> Data section
[BEGIN]
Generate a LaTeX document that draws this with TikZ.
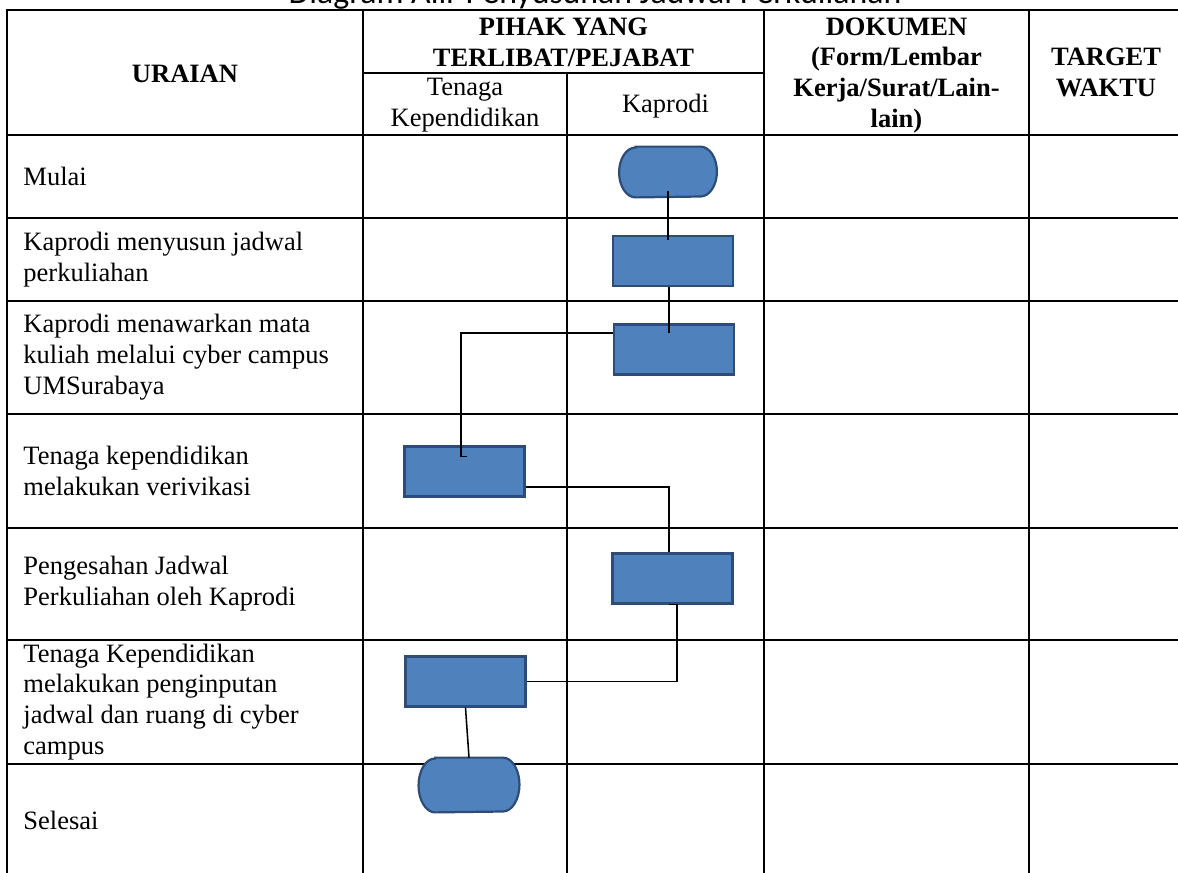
\documentclass[tikz,border=0pt]{standalone}
\usepackage{fontspec}
\setmainfont{Liberation Serif}
\newfontfamily\titlefont{Carlito}
\usetikzlibrary{calc}
\definecolor{boxfill}{HTML}{4F81BD}
\definecolor{boxline}{HTML}{2E4C78}
\newcommand{\termshape}[3]{% node, x radius, y radius
  \draw[termdraw] ($(#1.north west)+(#2,0)$) -- ($(#1.north east)+(-#2,0)$)
    arc[start angle=90,end angle=-90,x radius=#2,y radius=#3]
    -- ($(#1.south west)+(#2,0)$)
    arc[start angle=270,end angle=90,x radius=#2,y radius=#3] -- cycle;}
\begin{document}
\begin{tikzpicture}[x=0.4528pt,y=-0.4528pt,
  tbl/.style={line width=1.15pt,line cap=rect},
  conn/.style={line width=0.7pt,black},
  proc/.style={draw=boxline,fill=boxfill,line width=1pt,minimum width=54.3pt,minimum height=22.6pt,inner sep=0pt},
  termnode/.style={inner sep=0pt},
  termdraw/.style={draw=boxline,fill=boxfill,line width=1pt},
  body/.style={font=\fontsize{12}{14}\selectfont,inner sep=0pt},
  hdr/.style={font=\fontsize{12}{14}\selectfont\bfseries,inner sep=0pt,align=center},
  hdrn/.style={font=\fontsize{12}{14}\selectfont,inner sep=0pt,align=center},
  desc/.style={body,anchor=west,align=left}]
\useasboundingbox (0,0) rectangle (1178,872);
% title (cut off at the top, as in the reference)
\node[font=\titlefont\fontsize{15.3}{18}\selectfont,anchor=base,inner sep=0pt] (title) at (595,4) {Diagram Alir Penyusunan Jadwal Perkuliahan};
% table grid
\draw[tbl] (7,10) -- (1183,10);
\draw[tbl] (363,73) -- (764,73);
\foreach \yy in {135,218,301,414,528,640,764,876} \draw[tbl] (7,\yy) -- (1183,\yy);
\foreach \xx in {7,363,764,1029,1183} \draw[tbl] (\xx,10) -- (\xx,876);
\draw[tbl] (567,73) -- (567,876);
% header
\node[hdr] (hUraian) at (185,73.5) {URAIAN};
\node[hdr] (hPihak) at (563.5,42) {PIHAK YANG\\TERLIBAT/PEJABAT};
\node[hdrn] (hTenaga) at (465,105.5) {Tenaga\\Kependidikan};
\node[hdrn] (hKaprodi) at (665.5,106) {Kaprodi};
\node[hdr] (hDok) at (896.5,75.5) {DOKUMEN\\(Form/Lembar\\Kerja/Surat/Lain-\\lain)};
\node[hdr] (hTarget) at (1106,72) {TARGET\\WAKTU};
% descriptions
\node[desc] (d1) at (23,176.5) {Mulai};
\node[desc] (d2) at (23,259.5) {Kaprodi menyusun jadwal\\perkuliahan};
\node[desc] (d3) at (23,357.5) {Kaprodi menawarkan mata\\kuliah melalui cyber campus\\UMSurabaya};
\node[desc] (d4) at (23,471) {Tenaga kependidikan\\melakukan verivikasi};
\node[desc] (d5) at (23,584) {Pengesahan Jadwal\\Perkuliahan oleh Kaprodi};
\node[desc] (d6) at (23,702) {Tenaga Kependidikan\\melakukan penginputan\\jadwal dan ruang di cyber\\campus};
\node[desc] (d7) at (23,820) {Selesai};
% flow shapes
\node[termnode,minimum width=43.9pt,minimum height=22.6pt] (start) at (668,172) {};
\termshape{start}{7.5pt}{11.3pt}
\node[proc] (r1) at (673,261) {};
\node[proc] (r2) at (674,349.5) {};
\node[proc] (r3) at (464.5,471.5) {};
\node[proc] (r4) at (672.5,578.5) {};
\node[proc] (r5) at (465.5,681.5) {};
\node[termnode,minimum width=45.3pt,minimum height=24.4pt] (finish) at (469,785) {};
\termshape{finish}{7.5pt}{12.2pt}
% connectors
\draw[conn] ($(start.south)+(0,-6)$) -- ($(start.south |- r1.north)+(0,5)$);
\draw[conn] ($(r1.south)+(-4,0)$) -- ($(r1.south |- r2.north)+(-4,10)$);
\draw[conn] ($(r2.west)+(0,-16.5)$) -| ($(r3.north)+(-3.5,11)$) -- ++(6,0);
\draw[conn] ($(r3.east)+(0,15.5)$) -| ($(r4.north)+(-3.5,0)$);
\draw[conn] ($(r4.south)+(-3.5,0)$) -- ++(8,0) |- (r5.east);
\draw[conn] (r5.south) -- (finish.north);
\end{tikzpicture}
\end{document}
[END]
> Objective
Copy out each line word for word, please, skipping the images.

> Task answer
Generate a LaTeX document that draws this with TikZ.
\documentclass[tikz,border=0pt]{standalone}
\usepackage{fontspec}
\setmainfont{Liberation Serif}
\newfontfamily\titlefont{Carlito}
\usetikzlibrary{calc}
\definecolor{boxfill}{HTML}{4F81BD}
\definecolor{boxline}{HTML}{2E4C78}
\newcommand{\termshape}[3]{% node, x radius, y radius
  \draw[termdraw] ($(#1.north west)+(#2,0)$) -- ($(#1.north east)+(-#2,0)$)
    arc[start angle=90,end angle=-90,x radius=#2,y radius=#3]
    -- ($(#1.south west)+(#2,0)$)
    arc[start angle=270,end angle=90,x radius=#2,y radius=#3] -- cycle;}
\begin{document}
\begin{tikzpicture}[x=0.4528pt,y=-0.4528pt,
  tbl/.style={line width=1.15pt,line cap=rect},
  conn/.style={line width=0.7pt,black},
  proc/.style={draw=boxline,fill=boxfill,line width=1pt,minimum width=54.3pt,minimum height=22.6pt,inner sep=0pt},
  termnode/.style={inner sep=0pt},
  termdraw/.style={draw=boxline,fill=boxfill,line width=1pt},
  body/.style={font=\fontsize{12}{14}\selectfont,inner sep=0pt},
  hdr/.style={font=\fontsize{12}{14}\selectfont\bfseries,inner sep=0pt,align=center},
  hdrn/.style={font=\fontsize{12}{14}\selectfont,inner sep=0pt,align=center},
  desc/.style={body,anchor=west,align=left}]
\useasboundingbox (0,0) rectangle (1178,872);
% title (cut off at the top, as in the reference)
\node[font=\titlefont\fontsize{15.3}{18}\selectfont,anchor=base,inner sep=0pt] (title) at (595,4) {Diagram Alir Penyusunan Jadwal Perkuliahan};
% table grid
\draw[tbl] (7,10) -- (1183,10);
\draw[tbl] (363,73) -- (764,73);
\foreach \yy in {135,218,301,414,528,640,764,876} \draw[tbl] (7,\yy) -- (1183,\yy);
\foreach \xx in {7,363,764,1029,1183} \draw[tbl] (\xx,10) -- (\xx,876);
\draw[tbl] (567,73) -- (567,876);
% header
\node[hdr] (hUraian) at (185,73.5) {URAIAN};
\node[hdr] (hPihak) at (563.5,42) {PIHAK YANG\\TERLIBAT/PEJABAT};
\node[hdrn] (hTenaga) at (465,105.5) {Tenaga\\Kependidikan};
\node[hdrn] (hKaprodi) at (665.5,106) {Kaprodi};
\node[hdr] (hDok) at (896.5,75.5) {DOKUMEN\\(Form/Lembar\\Kerja/Surat/Lain-\\lain)};
\node[hdr] (hTarget) at (1106,72) {TARGET\\WAKTU};
% descriptions
\node[desc] (d1) at (23,176.5) {Mulai};
\node[desc] (d2) at (23,259.5) {Kaprodi menyusun jadwal\\perkuliahan};
\node[desc] (d3) at (23,357.5) {Kaprodi menawarkan mata\\kuliah melalui cyber campus\\UMSurabaya};
\node[desc] (d4) at (23,471) {Tenaga kependidikan\\melakukan verivikasi};
\node[desc] (d5) at (23,584) {Pengesahan Jadwal\\Perkuliahan oleh Kaprodi};
\node[desc] (d6) at (23,702) {Tenaga Kependidikan\\melakukan penginputan\\jadwal dan ruang di cyber\\campus};
\node[desc] (d7) at (23,820) {Selesai};
% flow shapes
\node[termnode,minimum width=43.9pt,minimum height=22.6pt] (start) at (668,172) {};
\termshape{start}{7.5pt}{11.3pt}
\node[proc] (r1) at (673,261) {};
\node[proc] (r2) at (674,349.5) {};
\node[proc] (r3) at (464.5,471.5) {};
\node[proc] (r4) at (672.5,578.5) {};
\node[proc] (r5) at (465.5,681.5) {};
\node[termnode,minimum width=45.3pt,minimum height=24.4pt] (finish) at (469,785) {};
\termshape{finish}{7.5pt}{12.2pt}
% connectors
\draw[conn] ($(start.south)+(0,-6)$) -- ($(start.south |- r1.north)+(0,5)$);
\draw[conn] ($(r1.south)+(-4,0)$) -- ($(r1.south |- r2.north)+(-4,10)$);
\draw[conn] ($(r2.west)+(0,-16.5)$) -| ($(r3.north)+(-3.5,11)$) -- ++(6,0);
\draw[conn] ($(r3.east)+(0,15.5)$) -| ($(r4.north)+(-3.5,0)$);
\draw[conn] ($(r4.south)+(-3.5,0)$) -- ++(8,0) |- (r5.east);
\draw[conn] (r5.south) -- (finish.north);
\end{tikzpicture}
\end{document}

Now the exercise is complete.